The partisans of French music retaliated with twenty-five pamphlets, and burned Rousseau in effigy at the Opéra door.37 Rameau was unwillingly used as the pièce de résistance in this Guerre des Bouffons, or War of Buffoons. When it subsided, and he was pronounced victor, he acknowledged that French music had still much to learn from the Italian; and were he not so old, he said, he would go back to Italy to study the methods of Pergolesi and other Italian masters.

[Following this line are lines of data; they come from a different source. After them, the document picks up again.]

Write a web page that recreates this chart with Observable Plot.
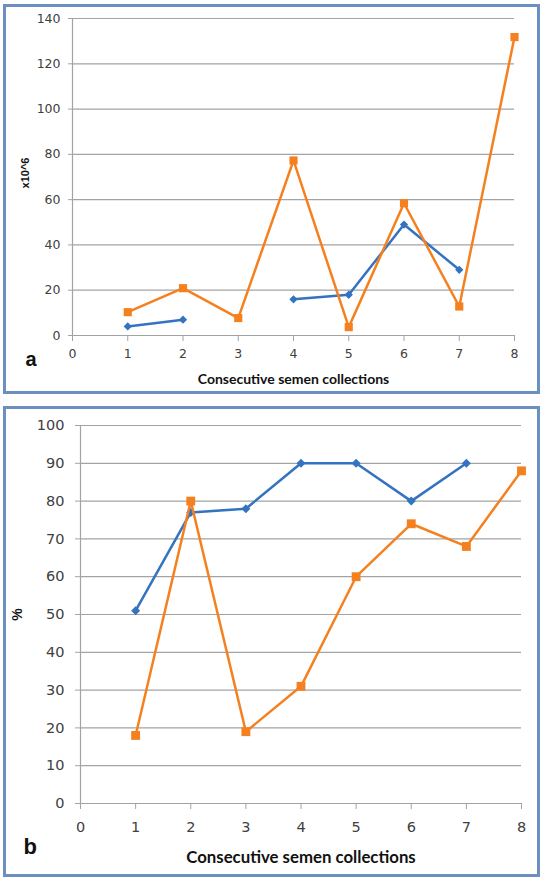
<!DOCTYPE html>
<html><head><meta charset="utf-8">
<script src="https://cdn.jsdelivr.net/npm/d3@7"></script>
<script src="https://cdn.jsdelivr.net/npm/@observablehq/plot@0.6"></script>
<style>
body{margin:0;background:#fff;}
#wrap{position:relative;width:544px;height:881px;}
.panel{position:absolute;box-sizing:border-box;border:3px solid #6a8fc0;background:#fff;}
.panel svg{display:block;}
</style></head><body>
<div id="wrap">
<div class="panel" id="pa" style="left:3px;top:4px;width:537px;height:390px"></div>
<div class="panel" id="pb" style="left:3px;top:406px;width:537px;height:471px"></div>
</div>
<script>
// ---- data ----
const collections = [1, 2, 3, 4, 5, 6, 7, 8];
const aBlue   = [4, 7, null, 16, 18, 49, 29, null];
const aOrange = [10.3, 20.9, 7.7, 77.3, 3.7, 58.4, 12.8, 131.8];
const bBlue   = [51, 77, 78, 90, 90, 80, 90, null];
const bOrange = [18, 80, 19, 31, 60, 74, 68, 88];
const xTicks  = [0, 1, 2, 3, 4, 5, 6, 7, 8];
const aYTicks = [0, 20, 40, 60, 80, 100, 120, 140];
const bYTicks = [0, 10, 20, 30, 40, 50, 60, 70, 80, 90, 100];
const xTitle = "Consecutive semen collections";
const aYTitle = "x10^6";
const bYTitle = "%";

const BLUE = "#3473c0", ORANGE = "#f5801f", GRID = "#a3a3a3", TXT = "#404040";

const diamond = {draw(ctx, size) {
  const h = Math.sqrt(size / 2);
  ctx.moveTo(0, -h); ctx.lineTo(h, 0); ctx.lineTo(0, h); ctx.lineTo(-h, 0); ctx.closePath();
}};

function rows(vals) { return collections.map((c, i) => ({x: c, y: vals[i]})); }

function panel(cfg) {
  const blue = rows(cfg.blue), orange = rows(cfg.orange);
  const chart = Plot.plot({
    width: cfg.width, height: cfg.height,
    marginLeft: cfg.ml, marginRight: cfg.mr, marginTop: cfg.mt, marginBottom: cfg.mb,
    style: {fontFamily: "DejaVu Sans", fontSize: cfg.fs + "px", background: "white", overflow: "visible"},
    x: {domain: [0, 8]},
    y: {domain: cfg.yDomain},
    marks: [
      Plot.gridY(cfg.yTicks, {stroke: GRID, strokeOpacity: 1, strokeWidth: 1.2}),
      Plot.ruleX([0], {stroke: GRID, strokeWidth: 1.2}),
      Plot.axisX(xTicks, {tickSize: 6, tickPadding: cfg.tpx, stroke: GRID, fill: TXT, label: null, fontSize: cfg.fs}),
      Plot.axisY(cfg.yTicks, {tickSize: cfg.tsy, tickPadding: cfg.tpy, stroke: GRID, fill: TXT, label: null, fontSize: cfg.fs}),
      Plot.line(blue, {x: "x", y: "y", stroke: BLUE, strokeWidth: 2.5}),
      Plot.dot(blue.filter(d => d.y != null), {x: "x", y: "y", symbol: diamond, r: cfg.rd, fill: BLUE, stroke: "none"}),
      Plot.line(orange, {x: "x", y: "y", stroke: ORANGE, strokeWidth: 2.5}),
      Plot.dot(orange, {x: "x", y: "y", symbol: "square", r: cfg.rs, fill: ORANGE, stroke: "none"}),
      Plot.text([xTitle], {frameAnchor: "bottom", dy: cfg.xtDy, lineAnchor: "bottom", text: d => d,
        fontFamily: "Lato", fontWeight: "bold", fontSize: cfg.xtFs, fill: "#111"}),
      Plot.text([cfg.yTitle], {frameAnchor: "left", dx: cfg.ytDx, dy: cfg.ytDy, rotate: -90, lineAnchor: "middle", textAnchor: "middle", text: d => d,
        fontFamily: cfg.ytFont, fontWeight: "bold", fontSize: cfg.ytFs, fill: "#111"}),
      Plot.text([cfg.letter], {frameAnchor: "bottom-left", dx: cfg.lDx, dy: cfg.lDy, lineAnchor: "bottom", textAnchor: "start", text: d => d,
        fontFamily: "Liberation Sans", fontWeight: "bold", fontSize: cfg.lFs, fill: "#111"})
    ]
  });
  document.getElementById(cfg.el).appendChild(chart);
}

panel({el: "pa", width: 531, height: 384, ml: 66, mr: 23, mt: 11, mb: 56,
  yDomain: [0, 140], yTicks: aYTicks, blue: aBlue, orange: aOrange, fs: 12.5,
  tpx: 8, tsy: 4, tpy: 8, rd: 3.3, rs: 4.6,
  xtDy: 48, xtFs: 14, yTitle: aYTitle, ytDx: -47, ytDy: -4, ytFs: 11, ytFont: "Liberation Sans",
  letter: "a", lDx: -47, lDy: 30, lFs: 20});

panel({el: "pb", width: 531, height: 465, ml: 74, mr: 16, mt: 16, mb: 71,
  yDomain: [0, 100], yTicks: bYTicks, blue: bBlue, orange: bOrange, fs: 14.5,
  tpx: 12, tsy: 5, tpy: 11, rd: 3.6, rs: 5,
  xtDy: 59, xtFs: 16.8, yTitle: bYTitle, ytDx: -63, ytDy: 0, ytFs: 14, ytFont: "Liberation Sans",
  letter: "b", lDx: -57, lDy: 50, lFs: 22});
</script>
</body></html>
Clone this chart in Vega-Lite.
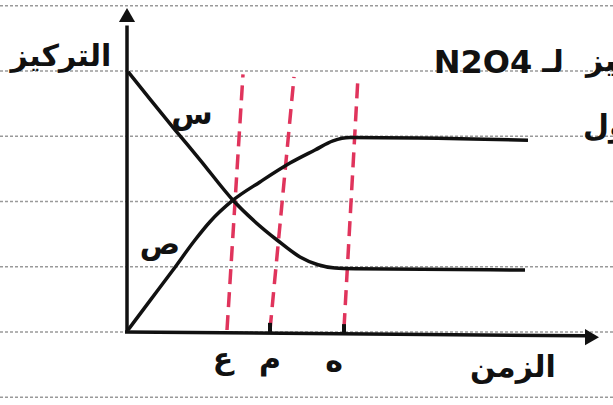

He was now at the height of his popularity, but he had many enemies, old and new. He added to them with a pamphlet exposing the errors in the articles on music in the Encyclopédie. Rousseau, who had written most of the articles, turned upon him with hatred; and Diderot, father of the Encyclopédie, abused the old composer with respectful discrimination in Le Neveu de Rameau, which Diderot had the grace not to publish:

The famous musician who delivered us from the plainsong of Lully that we had intoned for over a century, and who wrote so much visionary gibberish and apocalyptic truth about the theory of music—writings which neither he nor anyone else ever understood. We have from him a number of operas in which one finds harmony, snatches of song, disconnected ideas, clatter, flights, triumphal processions, spears, apotheoses, … and dance tunes that will last for all time.38

When, in 1760, aged seventy-seven, Rameau appeared in a box at the revival of his opera Dardanus, he received an ovation that almost rivaled that which would be given to Voltaire eighteen years later. The King gave him a patent of nobility, and Dijon, proud of its son, exempted him and his family from municipal taxes to the end of time. At the height of his glory he caught typhoid fever, wasted away quickly, and died, September 12, 1764. Paris accorded him a ceremonial interment in the Church of St.-Eustache, and many towns in France held services in his honor.